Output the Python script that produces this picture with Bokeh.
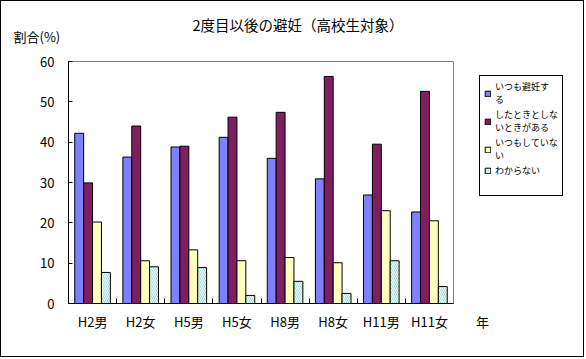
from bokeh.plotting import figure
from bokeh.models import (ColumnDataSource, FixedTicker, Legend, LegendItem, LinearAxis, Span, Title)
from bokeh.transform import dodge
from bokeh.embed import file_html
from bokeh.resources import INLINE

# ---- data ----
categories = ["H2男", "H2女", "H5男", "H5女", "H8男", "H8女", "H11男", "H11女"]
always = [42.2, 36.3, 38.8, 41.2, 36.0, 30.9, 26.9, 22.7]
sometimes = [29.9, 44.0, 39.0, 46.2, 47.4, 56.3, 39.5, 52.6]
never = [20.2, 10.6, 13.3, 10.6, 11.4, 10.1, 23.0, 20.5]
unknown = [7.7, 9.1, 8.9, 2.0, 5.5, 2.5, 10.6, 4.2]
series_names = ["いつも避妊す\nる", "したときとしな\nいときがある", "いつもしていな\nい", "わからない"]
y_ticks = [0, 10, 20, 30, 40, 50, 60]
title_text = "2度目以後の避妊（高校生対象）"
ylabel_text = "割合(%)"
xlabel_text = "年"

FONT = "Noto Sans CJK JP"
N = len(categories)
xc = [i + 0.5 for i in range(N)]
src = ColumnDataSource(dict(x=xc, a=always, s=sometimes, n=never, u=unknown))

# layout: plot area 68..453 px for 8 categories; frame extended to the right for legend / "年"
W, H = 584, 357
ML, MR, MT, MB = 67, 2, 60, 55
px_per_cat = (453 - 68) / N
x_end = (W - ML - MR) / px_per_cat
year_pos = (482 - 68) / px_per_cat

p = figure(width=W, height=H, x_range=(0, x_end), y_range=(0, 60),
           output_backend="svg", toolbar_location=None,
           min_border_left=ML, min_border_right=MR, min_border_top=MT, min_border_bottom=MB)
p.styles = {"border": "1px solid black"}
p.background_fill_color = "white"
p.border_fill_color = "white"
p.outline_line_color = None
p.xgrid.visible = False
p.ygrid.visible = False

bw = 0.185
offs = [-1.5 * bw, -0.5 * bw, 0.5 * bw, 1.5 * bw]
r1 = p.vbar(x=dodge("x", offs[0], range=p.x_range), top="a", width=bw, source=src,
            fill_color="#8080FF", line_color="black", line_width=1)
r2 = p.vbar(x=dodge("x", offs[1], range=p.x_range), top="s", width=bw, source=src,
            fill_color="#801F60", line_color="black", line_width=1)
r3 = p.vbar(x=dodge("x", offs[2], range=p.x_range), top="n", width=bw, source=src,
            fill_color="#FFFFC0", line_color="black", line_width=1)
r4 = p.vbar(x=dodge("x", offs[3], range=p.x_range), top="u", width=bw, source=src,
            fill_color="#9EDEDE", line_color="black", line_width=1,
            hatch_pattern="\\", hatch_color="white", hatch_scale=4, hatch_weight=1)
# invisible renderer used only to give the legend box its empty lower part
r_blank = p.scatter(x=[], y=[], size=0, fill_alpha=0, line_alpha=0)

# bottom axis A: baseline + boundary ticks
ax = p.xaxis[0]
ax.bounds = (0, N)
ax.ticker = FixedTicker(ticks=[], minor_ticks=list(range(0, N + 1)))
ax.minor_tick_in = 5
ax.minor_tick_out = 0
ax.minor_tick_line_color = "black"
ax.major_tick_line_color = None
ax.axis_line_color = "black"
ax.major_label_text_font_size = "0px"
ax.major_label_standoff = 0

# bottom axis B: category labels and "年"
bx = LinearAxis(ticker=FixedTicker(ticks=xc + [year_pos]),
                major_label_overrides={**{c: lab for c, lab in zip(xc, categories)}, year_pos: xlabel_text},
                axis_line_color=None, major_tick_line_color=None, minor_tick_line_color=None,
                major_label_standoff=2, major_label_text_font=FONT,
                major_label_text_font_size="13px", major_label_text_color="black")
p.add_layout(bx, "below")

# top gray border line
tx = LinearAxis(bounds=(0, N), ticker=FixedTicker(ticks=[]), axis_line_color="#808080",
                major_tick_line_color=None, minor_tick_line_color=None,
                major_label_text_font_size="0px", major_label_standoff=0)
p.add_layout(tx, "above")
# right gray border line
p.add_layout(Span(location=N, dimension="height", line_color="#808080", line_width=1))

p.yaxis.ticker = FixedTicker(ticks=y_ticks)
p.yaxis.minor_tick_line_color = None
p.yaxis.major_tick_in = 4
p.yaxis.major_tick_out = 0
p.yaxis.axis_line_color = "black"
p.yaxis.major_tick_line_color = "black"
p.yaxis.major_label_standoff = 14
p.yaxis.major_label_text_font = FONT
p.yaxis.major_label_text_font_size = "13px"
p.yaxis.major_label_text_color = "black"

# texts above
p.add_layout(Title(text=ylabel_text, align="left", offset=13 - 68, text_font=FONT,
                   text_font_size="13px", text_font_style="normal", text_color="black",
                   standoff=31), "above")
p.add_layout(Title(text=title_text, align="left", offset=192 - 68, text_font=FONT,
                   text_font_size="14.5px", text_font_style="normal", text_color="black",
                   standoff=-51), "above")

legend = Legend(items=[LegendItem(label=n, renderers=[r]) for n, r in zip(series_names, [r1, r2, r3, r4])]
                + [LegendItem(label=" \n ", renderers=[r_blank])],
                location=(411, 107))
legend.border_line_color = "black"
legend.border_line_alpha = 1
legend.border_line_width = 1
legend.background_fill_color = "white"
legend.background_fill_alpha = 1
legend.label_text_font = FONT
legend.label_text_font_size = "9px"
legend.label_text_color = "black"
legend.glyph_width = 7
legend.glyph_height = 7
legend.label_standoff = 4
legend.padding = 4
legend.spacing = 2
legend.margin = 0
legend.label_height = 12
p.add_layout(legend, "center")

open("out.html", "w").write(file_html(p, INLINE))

........

Only lines belong in the copy: transcribe those from the start of the data through the line that contains "s=sometimes, n=never, u=unknown))", and skip the pictures.

» TASK RESULT:
Output the Python script that produces this picture with Bokeh.
from bokeh.plotting import figure
from bokeh.models import (ColumnDataSource, FixedTicker, Legend, LegendItem, LinearAxis, Span, Title)
from bokeh.transform import dodge
from bokeh.embed import file_html
from bokeh.resources import INLINE

# ---- data ----
categories = ["H2男", "H2女", "H5男", "H5女", "H8男", "H8女", "H11男", "H11女"]
always = [42.2, 36.3, 38.8, 41.2, 36.0, 30.9, 26.9, 22.7]
sometimes = [29.9, 44.0, 39.0, 46.2, 47.4, 56.3, 39.5, 52.6]
never = [20.2, 10.6, 13.3, 10.6, 11.4, 10.1, 23.0, 20.5]
unknown = [7.7, 9.1, 8.9, 2.0, 5.5, 2.5, 10.6, 4.2]
series_names = ["いつも避妊す\nる", "したときとしな\nいときがある", "いつもしていな\nい", "わからない"]
y_ticks = [0, 10, 20, 30, 40, 50, 60]
title_text = "2度目以後の避妊（高校生対象）"
ylabel_text = "割合(%)"
xlabel_text = "年"

FONT = "Noto Sans CJK JP"
N = len(categories)
xc = [i + 0.5 for i in range(N)]
src = ColumnDataSource(dict(x=xc, a=always, s=sometimes, n=never, u=unknown))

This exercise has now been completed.